__INSTRUCTIONS FOR THE TASK__.
In the material below, please retype the lines from the very first through the one with "import seaborn as sns", exactly and without pictures.

-=-=-

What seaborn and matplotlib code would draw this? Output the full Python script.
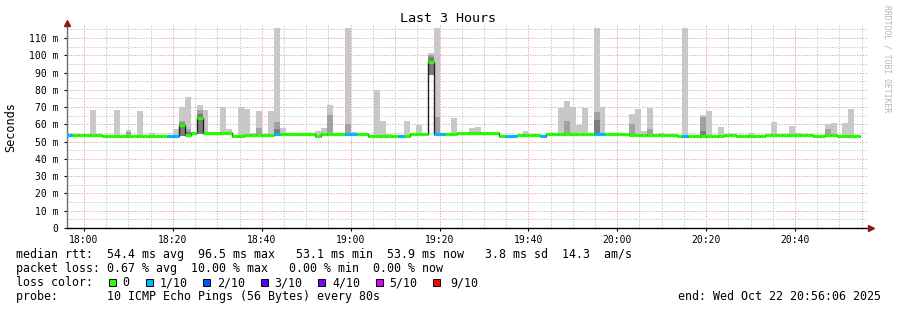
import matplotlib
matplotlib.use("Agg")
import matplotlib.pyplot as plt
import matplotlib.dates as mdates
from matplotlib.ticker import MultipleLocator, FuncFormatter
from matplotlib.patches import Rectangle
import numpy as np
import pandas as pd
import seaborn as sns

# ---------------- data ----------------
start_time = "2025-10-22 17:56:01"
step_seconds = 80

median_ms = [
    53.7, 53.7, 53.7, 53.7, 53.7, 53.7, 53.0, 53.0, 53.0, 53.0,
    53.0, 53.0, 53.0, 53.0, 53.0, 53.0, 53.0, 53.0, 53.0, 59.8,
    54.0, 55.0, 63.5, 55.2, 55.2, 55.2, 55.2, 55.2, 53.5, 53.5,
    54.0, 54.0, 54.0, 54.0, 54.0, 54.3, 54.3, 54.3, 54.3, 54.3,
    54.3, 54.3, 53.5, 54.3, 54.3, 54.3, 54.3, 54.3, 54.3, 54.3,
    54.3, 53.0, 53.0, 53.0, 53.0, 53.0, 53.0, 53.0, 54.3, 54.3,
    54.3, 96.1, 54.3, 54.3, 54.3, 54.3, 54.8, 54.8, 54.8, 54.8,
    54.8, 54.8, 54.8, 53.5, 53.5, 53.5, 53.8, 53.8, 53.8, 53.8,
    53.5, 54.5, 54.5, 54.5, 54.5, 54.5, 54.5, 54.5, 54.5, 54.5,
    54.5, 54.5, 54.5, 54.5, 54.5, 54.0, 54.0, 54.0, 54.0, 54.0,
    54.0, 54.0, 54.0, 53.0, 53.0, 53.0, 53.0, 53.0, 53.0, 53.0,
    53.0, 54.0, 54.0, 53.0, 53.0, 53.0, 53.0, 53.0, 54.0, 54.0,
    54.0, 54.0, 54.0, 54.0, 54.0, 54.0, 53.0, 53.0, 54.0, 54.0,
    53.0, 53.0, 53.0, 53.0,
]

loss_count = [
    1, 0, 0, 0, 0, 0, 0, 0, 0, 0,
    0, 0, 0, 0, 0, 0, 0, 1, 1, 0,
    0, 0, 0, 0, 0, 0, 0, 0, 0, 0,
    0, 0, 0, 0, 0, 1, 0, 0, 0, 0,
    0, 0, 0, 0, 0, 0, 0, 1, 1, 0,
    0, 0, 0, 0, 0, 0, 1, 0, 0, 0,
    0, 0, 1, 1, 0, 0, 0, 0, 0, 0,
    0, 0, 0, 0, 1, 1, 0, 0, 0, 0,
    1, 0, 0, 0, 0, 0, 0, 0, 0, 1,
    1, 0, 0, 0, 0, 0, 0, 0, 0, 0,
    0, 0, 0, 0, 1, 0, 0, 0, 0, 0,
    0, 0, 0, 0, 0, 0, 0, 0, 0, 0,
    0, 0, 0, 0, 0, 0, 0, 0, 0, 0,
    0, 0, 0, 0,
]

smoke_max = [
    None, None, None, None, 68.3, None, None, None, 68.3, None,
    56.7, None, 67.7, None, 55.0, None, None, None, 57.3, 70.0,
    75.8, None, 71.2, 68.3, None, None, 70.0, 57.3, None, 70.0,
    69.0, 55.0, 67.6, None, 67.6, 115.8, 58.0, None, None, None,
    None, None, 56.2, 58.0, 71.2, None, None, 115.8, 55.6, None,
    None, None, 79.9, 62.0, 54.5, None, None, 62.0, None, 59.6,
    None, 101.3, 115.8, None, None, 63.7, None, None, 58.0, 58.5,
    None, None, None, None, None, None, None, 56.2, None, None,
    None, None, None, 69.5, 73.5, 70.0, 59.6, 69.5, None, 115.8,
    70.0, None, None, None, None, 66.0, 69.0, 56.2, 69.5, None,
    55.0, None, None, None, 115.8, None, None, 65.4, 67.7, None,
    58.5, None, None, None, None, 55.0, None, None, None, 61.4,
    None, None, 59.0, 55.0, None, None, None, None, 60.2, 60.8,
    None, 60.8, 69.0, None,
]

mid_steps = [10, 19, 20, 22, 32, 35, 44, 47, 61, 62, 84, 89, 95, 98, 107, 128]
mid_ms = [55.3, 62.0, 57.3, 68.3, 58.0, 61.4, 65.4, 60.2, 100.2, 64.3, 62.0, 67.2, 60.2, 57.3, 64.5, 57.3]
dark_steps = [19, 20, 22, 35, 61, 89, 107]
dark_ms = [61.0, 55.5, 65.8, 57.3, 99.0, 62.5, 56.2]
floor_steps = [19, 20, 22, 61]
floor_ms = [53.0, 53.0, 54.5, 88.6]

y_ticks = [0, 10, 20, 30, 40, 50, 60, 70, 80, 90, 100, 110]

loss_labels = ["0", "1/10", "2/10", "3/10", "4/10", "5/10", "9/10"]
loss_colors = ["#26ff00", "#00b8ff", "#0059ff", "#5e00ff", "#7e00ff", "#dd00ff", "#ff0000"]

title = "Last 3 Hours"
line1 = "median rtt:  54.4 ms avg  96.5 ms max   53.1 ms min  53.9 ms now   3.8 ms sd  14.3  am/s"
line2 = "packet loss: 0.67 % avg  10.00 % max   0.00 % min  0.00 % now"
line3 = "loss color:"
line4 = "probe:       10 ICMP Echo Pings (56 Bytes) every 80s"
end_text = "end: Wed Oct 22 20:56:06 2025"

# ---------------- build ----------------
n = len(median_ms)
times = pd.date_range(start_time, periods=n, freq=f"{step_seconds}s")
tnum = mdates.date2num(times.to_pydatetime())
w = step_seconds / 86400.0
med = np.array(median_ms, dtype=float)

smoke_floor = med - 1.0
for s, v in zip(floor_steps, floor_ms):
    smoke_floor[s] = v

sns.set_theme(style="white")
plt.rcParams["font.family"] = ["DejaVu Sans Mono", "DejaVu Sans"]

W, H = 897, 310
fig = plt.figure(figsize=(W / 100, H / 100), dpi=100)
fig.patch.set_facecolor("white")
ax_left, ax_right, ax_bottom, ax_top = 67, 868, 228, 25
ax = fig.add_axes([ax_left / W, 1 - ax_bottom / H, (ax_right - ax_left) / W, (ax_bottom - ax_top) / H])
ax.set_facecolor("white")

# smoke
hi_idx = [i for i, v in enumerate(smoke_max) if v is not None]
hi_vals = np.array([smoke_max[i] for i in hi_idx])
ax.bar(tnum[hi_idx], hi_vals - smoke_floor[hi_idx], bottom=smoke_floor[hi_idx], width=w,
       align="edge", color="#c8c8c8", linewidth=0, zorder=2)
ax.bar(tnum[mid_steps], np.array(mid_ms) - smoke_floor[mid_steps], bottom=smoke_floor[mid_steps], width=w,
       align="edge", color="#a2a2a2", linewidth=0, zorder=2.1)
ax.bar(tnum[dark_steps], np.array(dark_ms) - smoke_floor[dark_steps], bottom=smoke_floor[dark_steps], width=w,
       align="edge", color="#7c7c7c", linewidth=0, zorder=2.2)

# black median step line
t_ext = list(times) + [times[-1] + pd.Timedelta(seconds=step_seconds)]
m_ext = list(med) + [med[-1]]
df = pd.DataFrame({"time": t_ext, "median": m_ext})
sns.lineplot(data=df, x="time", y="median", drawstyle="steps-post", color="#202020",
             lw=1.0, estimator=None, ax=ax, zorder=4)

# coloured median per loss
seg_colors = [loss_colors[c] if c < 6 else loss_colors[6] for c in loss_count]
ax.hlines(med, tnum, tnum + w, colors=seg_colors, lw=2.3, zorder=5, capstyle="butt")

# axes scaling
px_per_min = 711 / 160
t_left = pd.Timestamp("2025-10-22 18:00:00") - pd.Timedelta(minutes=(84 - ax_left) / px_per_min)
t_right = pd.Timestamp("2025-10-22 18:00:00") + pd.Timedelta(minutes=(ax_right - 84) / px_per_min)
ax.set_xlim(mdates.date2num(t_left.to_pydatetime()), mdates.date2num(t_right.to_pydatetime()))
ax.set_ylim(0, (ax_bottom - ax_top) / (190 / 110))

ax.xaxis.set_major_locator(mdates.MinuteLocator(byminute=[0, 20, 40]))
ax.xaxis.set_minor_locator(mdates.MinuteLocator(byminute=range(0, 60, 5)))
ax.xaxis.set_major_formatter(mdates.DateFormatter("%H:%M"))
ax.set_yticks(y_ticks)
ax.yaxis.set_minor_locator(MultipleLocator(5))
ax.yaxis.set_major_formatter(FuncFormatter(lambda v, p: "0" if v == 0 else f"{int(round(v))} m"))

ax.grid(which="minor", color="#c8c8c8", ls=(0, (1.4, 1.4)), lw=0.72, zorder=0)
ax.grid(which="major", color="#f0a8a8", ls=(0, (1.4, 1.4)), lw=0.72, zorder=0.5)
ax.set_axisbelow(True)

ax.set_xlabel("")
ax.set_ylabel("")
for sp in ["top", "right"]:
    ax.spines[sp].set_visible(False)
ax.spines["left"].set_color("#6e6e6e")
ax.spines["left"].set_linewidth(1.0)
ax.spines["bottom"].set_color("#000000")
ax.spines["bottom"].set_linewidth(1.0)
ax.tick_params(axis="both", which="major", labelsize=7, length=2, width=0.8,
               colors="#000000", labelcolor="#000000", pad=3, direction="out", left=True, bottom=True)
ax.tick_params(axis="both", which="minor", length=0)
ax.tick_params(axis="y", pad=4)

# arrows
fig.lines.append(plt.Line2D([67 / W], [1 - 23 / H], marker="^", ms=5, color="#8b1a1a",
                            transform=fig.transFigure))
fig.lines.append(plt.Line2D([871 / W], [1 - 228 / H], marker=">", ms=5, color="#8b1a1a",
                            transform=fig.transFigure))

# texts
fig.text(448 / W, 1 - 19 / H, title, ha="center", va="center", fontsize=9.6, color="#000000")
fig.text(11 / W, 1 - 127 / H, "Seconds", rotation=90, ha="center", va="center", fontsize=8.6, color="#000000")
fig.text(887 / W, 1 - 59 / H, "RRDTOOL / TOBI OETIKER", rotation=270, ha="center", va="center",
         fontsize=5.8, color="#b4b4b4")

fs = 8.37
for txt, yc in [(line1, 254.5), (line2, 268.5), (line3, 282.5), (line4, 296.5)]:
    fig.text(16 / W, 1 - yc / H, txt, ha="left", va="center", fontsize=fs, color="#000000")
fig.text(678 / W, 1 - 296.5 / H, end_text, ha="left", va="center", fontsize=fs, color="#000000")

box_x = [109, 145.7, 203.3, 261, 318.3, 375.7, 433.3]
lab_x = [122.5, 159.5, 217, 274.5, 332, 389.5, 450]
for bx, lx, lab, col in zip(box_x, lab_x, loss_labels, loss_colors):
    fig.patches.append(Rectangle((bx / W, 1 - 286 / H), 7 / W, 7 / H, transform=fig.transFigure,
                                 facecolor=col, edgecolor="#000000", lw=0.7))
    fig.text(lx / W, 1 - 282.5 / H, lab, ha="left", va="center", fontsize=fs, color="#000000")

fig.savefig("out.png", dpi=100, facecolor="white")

-=-=-

__RESPONSE FOR THIS EXERCISE__.
What seaborn and matplotlib code would draw this? Output the full Python script.
import matplotlib
matplotlib.use("Agg")
import matplotlib.pyplot as plt
import matplotlib.dates as mdates
from matplotlib.ticker import MultipleLocator, FuncFormatter
from matplotlib.patches import Rectangle
import numpy as np
import pandas as pd
import seaborn as sns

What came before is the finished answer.